One of the most fascinating crime sprees of the past decade was that of Colton Harris-Moore, aka “The Barefoot Bandit.” In his new book The Barefoot Bandit: The True Tale of Colton Harris-Moore, New American Outlaw, Bob Friel traces the unlikely saga of the young man, which took him from Camano Island in Washington State all the way to the Bahamas over the course of two years.
The story is a fascinating one. Harris-Moore was a troubled teen, with a homelife that brings new meaning to the term “dysfunctional.” His alcoholic mother brought in a series of abusive men, and even married a couple of them.
The young man acted out in small ways in the beginning. He shoplifted and stole from his neighbors near his Camano Island home. Colton’s first conviction was at the age of 12, for which he was put into a detention center for 10 days. By the time he had reached 17, he was facing three years’ time, and bolted from a halfway house.
This was in 2008, and marked the beginning of a run that eventually captured world-wide attention. Colton spent the majority of his time in the San Juan Islands, which is where the author is from. In fact, Bob Friel suspects that the young fugitive attempted to break into his home a couple of times, but was unsuccessful. Whether he did or did not is irrelevant though, as the two did have a unique correspondence going on through Friel’s blog.
As a freelance writer, Bob Friel took an avid interest in the exploits of Harris-Moore, especially so since he began his serious activities on Orcas Island, where Friel resides. As the break-ins and stories of his exploits grew, Friel started posting about Colton on his blog. It became crystal clear that the teen was following the blog when Colton’s mother Pam asked Friel to post something requesting a sign that he was still all right at one point.
The next day, Friel found a 13-foot human foot painted on the ground near his house. It seemed proof enough that the Barefoot Bandit was following his own adventures online, and wanted to reassure his mother that he was indeed ok.
Even though I live in the Seattle area, I had no idea of the full extent of Colton’s spree until I read this book.

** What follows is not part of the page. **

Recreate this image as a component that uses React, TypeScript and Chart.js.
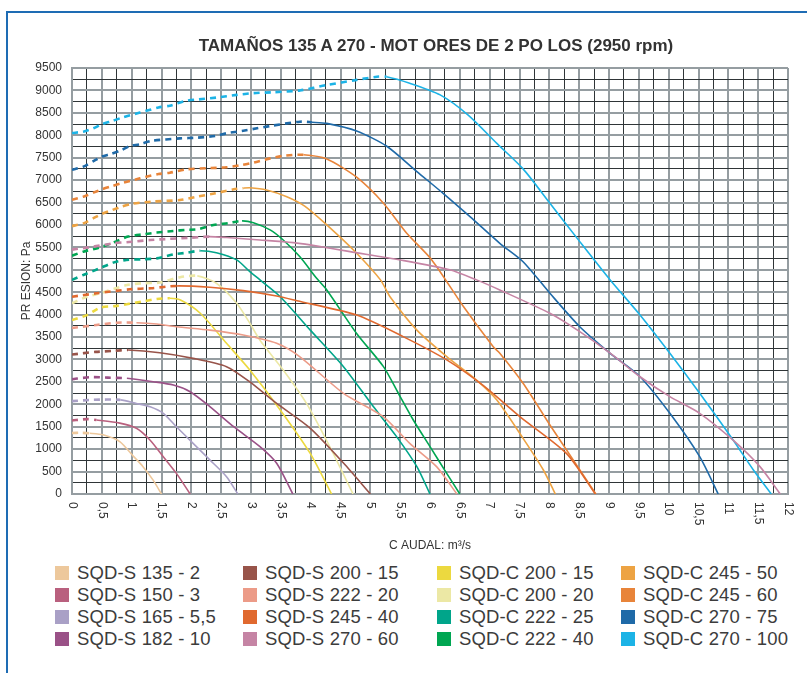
import React, { useEffect, useRef } from 'react';
import { Chart, registerables } from 'chart.js';

Chart.register(...registerables);

const FONT = "'Liberation Sans', Arial, Helvetica, sans-serif";

const TITLE = 'TAMAÑOS 135 A 270 - MOT ORES DE 2 PO LOS (2950 rpm)';
const X_TITLE = 'C AUDAL: m³/s';
const Y_TITLE = 'PR ESION: Pa';

const X_TICKS = [0, 0.5, 1, 1.5, 2, 2.5, 3, 3.5, 4, 4.5, 5, 5.5, 6, 6.5, 7, 7.5, 8, 8.5, 9, 9.5, 10, 10.5, 11, 11.5, 12];
const Y_TICKS = [0, 500, 1000, 1500, 2000, 2500, 3000, 3500, 4000, 4500, 5000, 5500, 6000, 6500, 7000, 7500, 8000, 8500, 9000, 9500];

const SERIES_NAMES = [
  'SQD-S 135 - 2', 'SQD-S 150 - 3', 'SQD-S 165 - 5,5', 'SQD-S 182 - 10',
  'SQD-S 200 - 15', 'SQD-S 222 - 20', 'SQD-S 245 - 40', 'SQD-S 270 - 60',
  'SQD-C 200 - 15', 'SQD-C 200 - 20', 'SQD-C 222 - 25', 'SQD-C 222 - 40',
  'SQD-C 245 - 50', 'SQD-C 245 - 60', 'SQD-C 270 - 75', 'SQD-C 270 - 100',
];

const SERIES_COLORS = [
  '#edc89c', '#b9607e', '#a9a0c6', '#9a5187',
  '#98544a', '#ec9b88', '#e0692f', '#c584a4',
  '#ecd93f', '#ece8a5', '#00a58a', '#00a652',
  '#eda343', '#e8843a', '#1f6aa8', '#1cb3e6',
];

// flow (m³/s) up to which each curve is drawn dashed
const DASH_END = [0.3, 0.41, 0.81, 0.92, 0.94, 1.08, 1.75, 2.3, 1.64, 2.1, 2.15, 2.85, 2.87, 3.88, 4.02, 5.27];

const SQD_S_135_2 = [[0, 1360], [0.15, 1365], [0.3, 1355], [0.52, 1320], [0.8, 1170], [1.03, 840], [1.19, 610], [1.36, 310], [1.5, 0]];
const SQD_S_150_3 = [[0, 1640], [0.25, 1670], [0.41, 1650], [0.8, 1580], [1.08, 1465], [1.31, 1200], [1.53, 830], [1.75, 460], [1.98, 0]];
const SQD_S_165_55 = [[0, 2070], [0.36, 2100], [0.81, 2100], [1.08, 2020], [1.31, 1945], [1.53, 1800], [1.75, 1500], [2.03, 1130], [2.31, 760], [2.59, 385], [2.78, 0]];
const SQD_S_182_10 = [[0, 2560], [0.3, 2605], [0.6, 2595], [0.92, 2580], [1.36, 2505], [1.7, 2430], [1.98, 2280], [2.31, 1950], [2.71, 1500], [3.15, 1055], [3.43, 685], [3.7, 0]];
const SQD_S_200_15 = [[0, 3110], [0.4, 3170], [0.69, 3190], [0.94, 3210], [1.47, 3150], [2.03, 3025], [2.59, 2840], [2.98, 2500], [3.43, 2020], [3.99, 1470], [4.55, 690], [5.0, 0]];
const SQD_S_222_20 = [[0, 3700], [0.41, 3770], [0.75, 3820], [1.08, 3820], [1.42, 3790], [1.75, 3730], [2.31, 3655], [2.87, 3545], [3.43, 3360], [3.82, 3060], [4.55, 2245], [5.22, 1720], [5.66, 1130], [6.11, 610], [6.45, 0]];
const SQD_S_245_40 = [[0, 4400], [0.41, 4475], [0.97, 4565], [1.33, 4590], [1.75, 4640], [2.31, 4610], [2.87, 4535], [3.43, 4415], [3.77, 4310], [4.77, 3990], [5.55, 3510], [6.28, 2990], [6.89, 2420], [7.51, 1720], [8.29, 900], [8.77, 0]];
const SQD_S_270_60 = [[0, 5450], [0.36, 5515], [0.69, 5590], [1.0, 5625], [1.31, 5665], [1.64, 5690], [1.98, 5715], [2.3, 5740], [2.59, 5720], [3.15, 5665], [3.71, 5605], [3.99, 5555], [4.66, 5405], [5.5, 5220], [6.33, 5000], [6.78, 4775], [7.17, 4550], [8.01, 4030], [8.51, 3620], [9.02, 3140], [9.52, 2615], [10.02, 2170], [10.52, 1800], [11.08, 1200], [11.53, 610], [11.87, 0]];
const SQD_C_200_15 = [[0, 3880], [0.25, 3990], [0.47, 4155], [0.75, 4195], [1.17, 4290], [1.42, 4350], [1.64, 4365], [1.81, 4330], [2.15, 4030], [2.59, 3360], [2.98, 2765], [3.49, 1875], [3.99, 910], [4.35, 0]];
const SQD_C_200_20 = [[0, 4255], [0.25, 4400], [0.47, 4475], [0.92, 4660], [1.19, 4700], [1.47, 4715], [1.81, 4835], [2.1, 4865], [2.42, 4700], [2.76, 4255], [2.98, 3810], [3.15, 3430], [3.54, 2765], [3.93, 2020], [4.32, 1055], [4.71, 0]];
const SQD_C_222_25 = [[0, 4775], [0.19, 4885], [0.47, 5035], [0.69, 5160], [0.91, 5220], [1.19, 5235], [1.42, 5255], [1.7, 5345], [1.92, 5380], [2.15, 5425], [2.42, 5380], [2.76, 5220], [2.98, 4960], [3.15, 4775], [3.49, 4400], [3.99, 3660], [4.55, 2840], [5.05, 1950], [5.44, 1280], [5.78, 610], [6.0, 0]];
const SQD_C_222_40 = [[0, 5315], [0.19, 5405], [0.47, 5500], [0.69, 5605], [0.94, 5740], [1.19, 5790], [1.42, 5830], [1.7, 5865], [1.92, 5890], [2.12, 5905], [2.37, 6000], [2.62, 6040], [2.85, 6090], [3.04, 6050], [3.32, 5890], [3.54, 5665], [3.82, 5290], [4.1, 4810], [4.27, 4550], [4.77, 3580], [5.22, 2840], [5.47, 2245], [5.72, 1650], [6.0, 1055], [6.28, 460], [6.5, 0]];
const SQD_C_245_50 = [[0, 5975], [0.19, 6035], [0.36, 6150], [0.5, 6245], [0.68, 6335], [0.83, 6410], [1.0, 6470], [1.33, 6520], [1.81, 6555], [2.09, 6630], [2.4, 6705], [2.71, 6795], [2.87, 6820], [2.98, 6830], [3.26, 6780], [3.6, 6630], [3.9, 6420], [4.27, 6000], [4.77, 5370], [5.17, 4775], [5.33, 4400], [5.78, 3655], [6.28, 3065], [6.78, 2540], [7.12, 2095], [7.56, 1240], [7.9, 535], [8.1, 0]];
const SQD_C_245_60 = [[0, 6560], [0.19, 6630], [0.36, 6720], [0.5, 6795], [0.68, 6870], [0.83, 6930], [1.14, 7040], [1.45, 7135], [1.64, 7165], [1.92, 7240], [2.26, 7265], [2.59, 7285], [2.84, 7335], [3.04, 7390], [3.32, 7485], [3.54, 7540], [3.88, 7565], [4.27, 7470], [4.77, 7065], [5.22, 6485], [5.61, 5815], [6.03, 5220], [6.56, 4180], [7.06, 3285], [7.17, 3140], [7.56, 2470], [8.01, 1540], [8.4, 760], [8.78, 0]];
const SQD_C_270_75 = [[0, 7230], [0.19, 7300], [0.36, 7425], [0.5, 7525], [0.66, 7585], [0.83, 7670], [0.97, 7760], [1.14, 7800], [1.33, 7875], [1.81, 7930], [2.09, 7945], [2.4, 7985], [2.59, 8045], [2.87, 8100], [3.1, 8155], [3.32, 8207], [3.82, 8303], [4.02, 8290], [4.27, 8265], [4.77, 8095], [5.27, 7760], [5.78, 7190], [6.22, 6705], [6.67, 6185], [7.17, 5590], [7.56, 5180], [8.01, 4476], [8.51, 3731], [9.02, 3138], [9.52, 2616], [10.02, 1800], [10.52, 832], [10.83, 0]];
const SQD_C_270_100 = [[0, 8050], [0.19, 8080], [0.36, 8155], [0.5, 8245], [0.68, 8320], [0.83, 8390], [1.14, 8505], [1.45, 8620], [1.64, 8660], [1.92, 8770], [2.12, 8800], [2.42, 8840], [2.76, 8900], [3.04, 8940], [3.37, 8960], [3.82, 9000], [4.27, 9120], [4.77, 9235], [5.11, 9305], [5.27, 9305], [5.66, 9160], [6.17, 8900], [6.64, 8450], [7.12, 7820], [7.56, 7250], [8.01, 6483], [8.51, 5628], [9.02, 4773], [9.52, 3992], [10.02, 3138], [10.52, 2246], [11.08, 1204], [11.42, 535], [11.72, 0]];

const SERIES_DATA = [
  SQD_S_135_2, SQD_S_150_3, SQD_S_165_55, SQD_S_182_10,
  SQD_S_200_15, SQD_S_222_20, SQD_S_245_40, SQD_S_270_60,
  SQD_C_200_15, SQD_C_200_20, SQD_C_222_25, SQD_C_222_40,
  SQD_C_245_50, SQD_C_245_60, SQD_C_270_75, SQD_C_270_100,
];

const GRID_MAJOR = '#959da1';
const GRID_MINOR = '#2f3537';
const TEXT = '#333333';

const fmt = (v: number) => String(v).replace('.', ',');

const xLabelPlugin = {
  id: 'xLabelsClockwise',
  afterDraw(chart: any) {
    const sx = chart.scales.x;
    const ctx = chart.ctx;
    ctx.save();
    ctx.fillStyle = TEXT;
    ctx.font = `12px ${FONT}`;
    ctx.textAlign = 'left';
    ctx.textBaseline = 'middle';
    X_TICKS.forEach((v) => {
      const px = sx.getPixelForValue(v);
      ctx.save();
      ctx.translate(px, chart.chartArea.bottom + 8);
      ctx.rotate(Math.PI / 2);
      ctx.fillText(fmt(v), 0, 0);
      ctx.restore();
    });
    ctx.restore();
  },
};

function ChartCanvas() {
  const ref = useRef<HTMLCanvasElement | null>(null);
  useEffect(() => {
    if (!ref.current) return;
    Chart.defaults.font.family = FONT;
    const datasets = SERIES_DATA.map((pts, i) => {
      const dashEnd = DASH_END[i];
      const isDash = (c: any) => c.p1.parsed.x <= dashEnd + 1e-9;
      return {
        label: SERIES_NAMES[i],
        data: pts.map(([x, y]) => ({ x, y })),
        borderColor: SERIES_COLORS[i],
        backgroundColor: SERIES_COLORS[i],
        borderWidth: 1.6,
        pointRadius: 0,
        tension: 0.25,
        fill: false,
        segment: {
          borderDash: (c: any) => (isDash(c) ? [6, 5] : undefined),
          borderWidth: (c: any) => (isDash(c) ? 2.6 : 1.6),
        },
      };
    });
    const chart = new Chart(ref.current, {
      type: 'line',
      data: { datasets },
      plugins: [xLabelPlugin],
      options: {
        animation: false,
        responsive: true,
        maintainAspectRatio: false,
        parsing: false as any,
        layout: { padding: { top: 68, right: 19, left: 0, bottom: 0 } },
        plugins: {
          legend: { display: false },
          title: { display: false },
          tooltip: { enabled: false },
        },
        scales: {
          x: {
            type: 'linear',
            min: 0,
            max: 12,
            afterFit: (s: any) => { s.height = 66; },
            ticks: { stepSize: 0.25, autoSkip: false, display: false },
            grid: {
              drawTicks: false,
              color: (c: any) => (c.tick && Math.abs(c.tick.value % 0.5) < 1e-9 ? GRID_MAJOR : GRID_MINOR),
              lineWidth: (c: any) => (c.tick && Math.abs(c.tick.value % 0.5) < 1e-9 ? 2 : 1),
            },
            border: { color: GRID_MAJOR, width: 2 },
            title: {
              display: true,
              text: X_TITLE,
              color: TEXT,
              font: { size: 12 },
              padding: { top: 0, bottom: 7 },
            },
          },
          y: {
            type: 'linear',
            min: 0,
            max: 9500,
            afterFit: (s: any) => { s.width = 72; },
            ticks: {
              stepSize: 250,
              autoSkip: false,
              color: TEXT,
              font: { size: 12 },
              padding: 10,
              callback: (v: any) => (Y_TICKS.includes(Number(v)) ? String(v) : ''),
            },
            grid: {
              drawTicks: false,
              color: (c: any) => (c.tick && c.tick.value % 500 === 0 ? GRID_MAJOR : GRID_MINOR),
              lineWidth: (c: any) => (c.tick && c.tick.value % 500 === 0 ? 2 : 1),
            },
            border: { color: GRID_MAJOR, width: 2 },
            title: {
              display: true,
              text: Y_TITLE,
              color: TEXT,
              font: { size: 12 },
              padding: { top: 19, bottom: 0 },
            },
          },
        },
      } as any,
    });
    return () => chart.destroy();
  }, []);
  return (
    <div style={{ position: 'absolute', left: 0, top: 0, width: 807, height: 560 }}>
      <canvas ref={ref} />
    </div>
  );
}

const LEGEND_COL_X = [55, 243, 437, 621];
const LEGEND_ROW_Y = [573, 595, 617, 639];

export default function App() {
  return (
    <div style={{ position: 'absolute', left: 0, top: 0, width: 807, height: 673, overflow: 'hidden', background: '#fff', fontFamily: FONT }}>
      <div
        style={{
          position: 'absolute', left: 6, top: 11, width: 801, height: 662,
          borderLeft: '2.5px solid #1e6cb4', borderTop: '2.5px solid #1e6cb4', boxSizing: 'border-box',
        }}
      />
      <ChartCanvas />
      <div
        style={{
          position: 'absolute', left: 0, top: 35, width: 872, textAlign: 'center',
          fontWeight: 'bold', fontSize: 17, lineHeight: '21px', color: '#333', whiteSpace: 'nowrap',
        }}
      >
        {TITLE}
      </div>
      {SERIES_NAMES.map((name, i) => {
        const col = Math.floor(i / 4);
        const row = i % 4;
        return (
          <div
            key={name}
            style={{
              position: 'absolute', left: LEGEND_COL_X[col], top: LEGEND_ROW_Y[row] - 11, height: 22,
              display: 'flex', alignItems: 'center', whiteSpace: 'nowrap',
            }}
          >
            <span style={{ display: 'inline-block', width: 14, height: 14, background: SERIES_COLORS[i], marginRight: 8 }} />
            <span style={{ fontSize: 18.5, color: '#3c3c3c', letterSpacing: 0.15, lineHeight: '22px' }}>{name}</span>
          </div>
        );
      })}
    </div>
  );
}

Of course the big stories concerning the airplane and boat thefts were reported in the local news, but there were many smaller incidents that were kept quiet. The author has painstakingly reconstructed a nearly day by day account of what Colton Harris-Moore was up to, and his adventures bring new life to the cliché “truth is stranger than fiction.”
One of the reasons the tale is so compelling is the fact that the young man was so successful in eluding the police at every turn. Although he was obviously addicted to the thrill of it all, he was a very smart criminal. Colton never fell victim to the lure of drugs and alcohol for one thing, which kept him sharp as a tack. He was also in excellent shape, and a seeming master of making himself virtually invisible once he hit the woods.
When things finally got too hot for him in Washington, Colton began to make his way across the country. As Friel notes, the young man’s MO became obvious early on. He would steal a small plane from an out of the way hanger, fly it some distance, then land. He would then steal a vehicle to move on to the next leg of his trip, which would invariably be the nearest small airfield. After a couple of instances of this, you would think that the authorities would catch on. But they never did. Colton repeated this process over and over as he worked his way across the US.
Colton eventually took his show international, by flying into the Bahamas. As anyone who followed the story knows, he left under armed escort. All tolled, the number of crimes the young perp committed add up to over 100, and there are probably more than that. On January 27, 2012, he was sentenced to six and a half years in prison.
In addition to the odd personal connection the author had with Colton, he devotes a significant portion of the book to the young man’s pre-fame history. It is a sad story, and while it does not excuse what he did, it does elicit some sympathy, even from his victims.
Another element of the tale is the weird form of respect Colton (sometimes) exhibited towards his victims. He passed up all kinds of things that a “common” criminal would immediately grab, such as large amounts of cash, and expensive personal effects. I suppose completely totaling someone’s $100K+ plane or boat sort of makes up for that though.
As a lifelong resident of the Pacific Northwest, I have no idea what it is that inspires so many headline-grabbing criminals around here. At least in Colton’s case, nobody was physically harmed though. The Barefoot Bandit reads like a modern Catch Me If You Can, and you cannot help wondering what he will do once he is released.
Even though I knew the outcome of the story, and felt for those whose property was stolen, I have to admit to a certain amount of “rooting” for the kid while I read this book. No matter how you cut it, the story of Colton Harris-Moore is a one of a kind adventure, and Bob Friel has done a great job in capturing it.